Foto: © Olaf Malzahn

»Land & Wogen«

Gustav Jenner (1865-1920)

Als Sohn eines Bäderarztes und Enkel eines Fischers verbrachte der in Keitum auf Sylt geborene Jenner seine ersten fünf Lebensjahre auf der nordfriesischen Insel. In Kiel besuchte er ab 1880 das Gymnasium, wo er mit den Söhnen von Klaus Groth befreundet war. Groth förderte das Talent des Heranwachsenden, indem er ihm zunächst Unterricht bei Hermann Stange in Kiel und Arnold Krug in Altona vermittelte. Nach dem Abitur schickte Groth ihn nach Wien zu seinem Freund Johannes Brahms, der ihn tatsächlich als einzigen Schüler überhaupt unterrichtete. Als Klavierlehrer und Leiter zweier Frauenchöre sowie des katholischen Kirchenmusikvereins in Baden bei Wien verdiente er sich seinen Unterhalt. Jenners berufliche Karriere nahm eine entscheidende Wendung, als er 1895 zum Musikdirektor und Dirigenten beim akademischen Konzertverein Marburg berufen wurde, wo er bis zu seinem Tod im Jahr 1920 wirkte. Jenners OEuvre umfasst in erster Linie Vokalkompositionen – bereits 1882 vertonte er in Kiel ein Groth-Gedicht für Chor und Klavier.
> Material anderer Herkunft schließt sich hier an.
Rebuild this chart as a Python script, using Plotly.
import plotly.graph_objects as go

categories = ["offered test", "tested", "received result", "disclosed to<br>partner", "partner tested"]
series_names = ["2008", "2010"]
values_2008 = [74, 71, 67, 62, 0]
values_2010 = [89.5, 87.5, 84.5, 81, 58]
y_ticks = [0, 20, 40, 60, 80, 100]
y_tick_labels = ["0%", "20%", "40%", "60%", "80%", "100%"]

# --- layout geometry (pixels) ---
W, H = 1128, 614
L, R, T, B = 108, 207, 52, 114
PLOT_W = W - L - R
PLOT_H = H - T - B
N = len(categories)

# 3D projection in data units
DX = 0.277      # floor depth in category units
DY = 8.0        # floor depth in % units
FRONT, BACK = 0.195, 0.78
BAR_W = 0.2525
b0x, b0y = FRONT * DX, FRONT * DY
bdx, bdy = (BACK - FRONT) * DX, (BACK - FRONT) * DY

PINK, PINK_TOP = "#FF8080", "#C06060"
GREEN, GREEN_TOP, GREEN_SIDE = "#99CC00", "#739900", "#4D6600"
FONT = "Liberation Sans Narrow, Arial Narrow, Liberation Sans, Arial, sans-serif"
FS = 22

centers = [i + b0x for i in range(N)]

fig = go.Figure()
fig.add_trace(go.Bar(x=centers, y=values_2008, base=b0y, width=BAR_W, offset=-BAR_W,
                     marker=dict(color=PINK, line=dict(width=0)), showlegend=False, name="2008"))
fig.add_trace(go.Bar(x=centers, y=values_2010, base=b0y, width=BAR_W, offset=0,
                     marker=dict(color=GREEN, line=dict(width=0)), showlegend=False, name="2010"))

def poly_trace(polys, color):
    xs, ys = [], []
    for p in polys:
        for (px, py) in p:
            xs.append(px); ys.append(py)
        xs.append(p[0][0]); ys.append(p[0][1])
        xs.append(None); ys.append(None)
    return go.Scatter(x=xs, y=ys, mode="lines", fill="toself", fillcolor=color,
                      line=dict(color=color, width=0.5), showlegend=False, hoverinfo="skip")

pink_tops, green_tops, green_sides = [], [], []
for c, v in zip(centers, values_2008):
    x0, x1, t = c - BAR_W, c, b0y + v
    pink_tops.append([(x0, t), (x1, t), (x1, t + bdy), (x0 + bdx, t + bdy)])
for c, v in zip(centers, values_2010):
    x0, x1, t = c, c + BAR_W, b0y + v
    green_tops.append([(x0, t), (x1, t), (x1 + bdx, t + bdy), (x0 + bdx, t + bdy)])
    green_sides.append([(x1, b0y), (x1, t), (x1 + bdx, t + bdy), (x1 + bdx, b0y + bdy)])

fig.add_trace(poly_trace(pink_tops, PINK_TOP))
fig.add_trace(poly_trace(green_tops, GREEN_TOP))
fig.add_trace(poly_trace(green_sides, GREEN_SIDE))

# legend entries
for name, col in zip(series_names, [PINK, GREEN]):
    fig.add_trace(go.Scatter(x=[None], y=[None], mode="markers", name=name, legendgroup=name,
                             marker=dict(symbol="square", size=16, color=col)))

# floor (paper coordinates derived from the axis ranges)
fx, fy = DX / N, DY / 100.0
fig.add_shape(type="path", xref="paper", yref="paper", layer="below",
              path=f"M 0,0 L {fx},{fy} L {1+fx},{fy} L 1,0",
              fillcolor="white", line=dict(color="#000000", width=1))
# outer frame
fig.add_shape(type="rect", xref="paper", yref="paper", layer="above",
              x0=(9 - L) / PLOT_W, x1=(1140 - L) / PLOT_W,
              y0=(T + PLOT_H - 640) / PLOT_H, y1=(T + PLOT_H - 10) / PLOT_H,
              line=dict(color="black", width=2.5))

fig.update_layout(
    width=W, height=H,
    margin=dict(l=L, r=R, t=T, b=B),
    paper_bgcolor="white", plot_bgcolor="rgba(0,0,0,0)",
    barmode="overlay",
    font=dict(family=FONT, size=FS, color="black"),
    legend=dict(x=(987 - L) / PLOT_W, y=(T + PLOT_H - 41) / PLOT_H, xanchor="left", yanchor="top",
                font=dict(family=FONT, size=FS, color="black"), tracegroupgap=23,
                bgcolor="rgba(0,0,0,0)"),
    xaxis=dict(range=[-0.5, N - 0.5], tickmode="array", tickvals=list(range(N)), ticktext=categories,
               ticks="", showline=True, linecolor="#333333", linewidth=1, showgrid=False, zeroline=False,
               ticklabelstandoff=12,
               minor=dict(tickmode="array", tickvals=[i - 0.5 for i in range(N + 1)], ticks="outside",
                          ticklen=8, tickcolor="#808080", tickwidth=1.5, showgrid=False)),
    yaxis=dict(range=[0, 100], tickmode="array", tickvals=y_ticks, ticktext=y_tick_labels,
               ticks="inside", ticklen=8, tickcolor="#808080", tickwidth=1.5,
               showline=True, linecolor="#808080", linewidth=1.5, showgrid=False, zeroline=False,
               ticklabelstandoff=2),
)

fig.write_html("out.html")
Seine zwölf Quartette auf toskanisches Liedgut mit Klavierbegleitung hatte er zunächst für drei Frauenstimmen gesetzt. 1911 nahm er sich die Sammlung noch einmal vor und überarbeitete sie für vierstimmigen Chor und Klavier.
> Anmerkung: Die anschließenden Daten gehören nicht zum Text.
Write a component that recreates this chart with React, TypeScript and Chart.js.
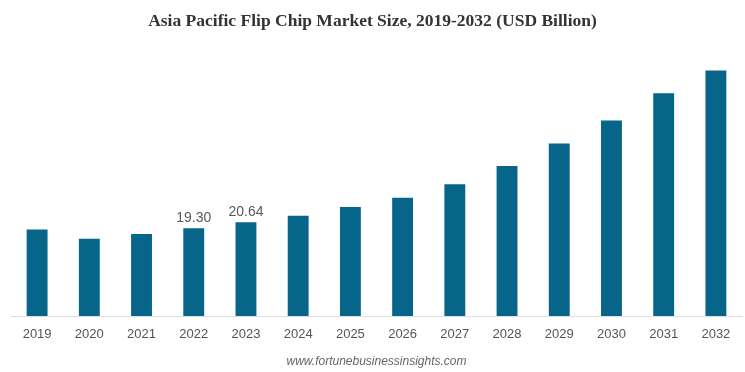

Die hier ausgewählten Stücke reichen vom sehnsuchtsvollen Liebeslied (»Ich schick dir die Vögel als Boten«) über süffisante Szenen wie »Will dich lehren was von Liebe« bis zur klösterlichen Liebe wie in »Junger Knabe, der du gehest«. Eine interpretationswürdige Besonderheit ist das Lied »Ich bin klein«, dessen alt überlieferter Text auf den Verfall der Sitten in den Nonnenklöstern des Spätmittelalters anspielt, in denen zunehmend getanzt und getrunken wurde und adelige Nonnen goldene Haarnadeln, Silbergürtel oder Edelsteinringe besaßen: Ein kleines Mädchen ist von seinen reichen Eltern ins Kloster abgeschoben worden und versteht die Welt nicht mehr.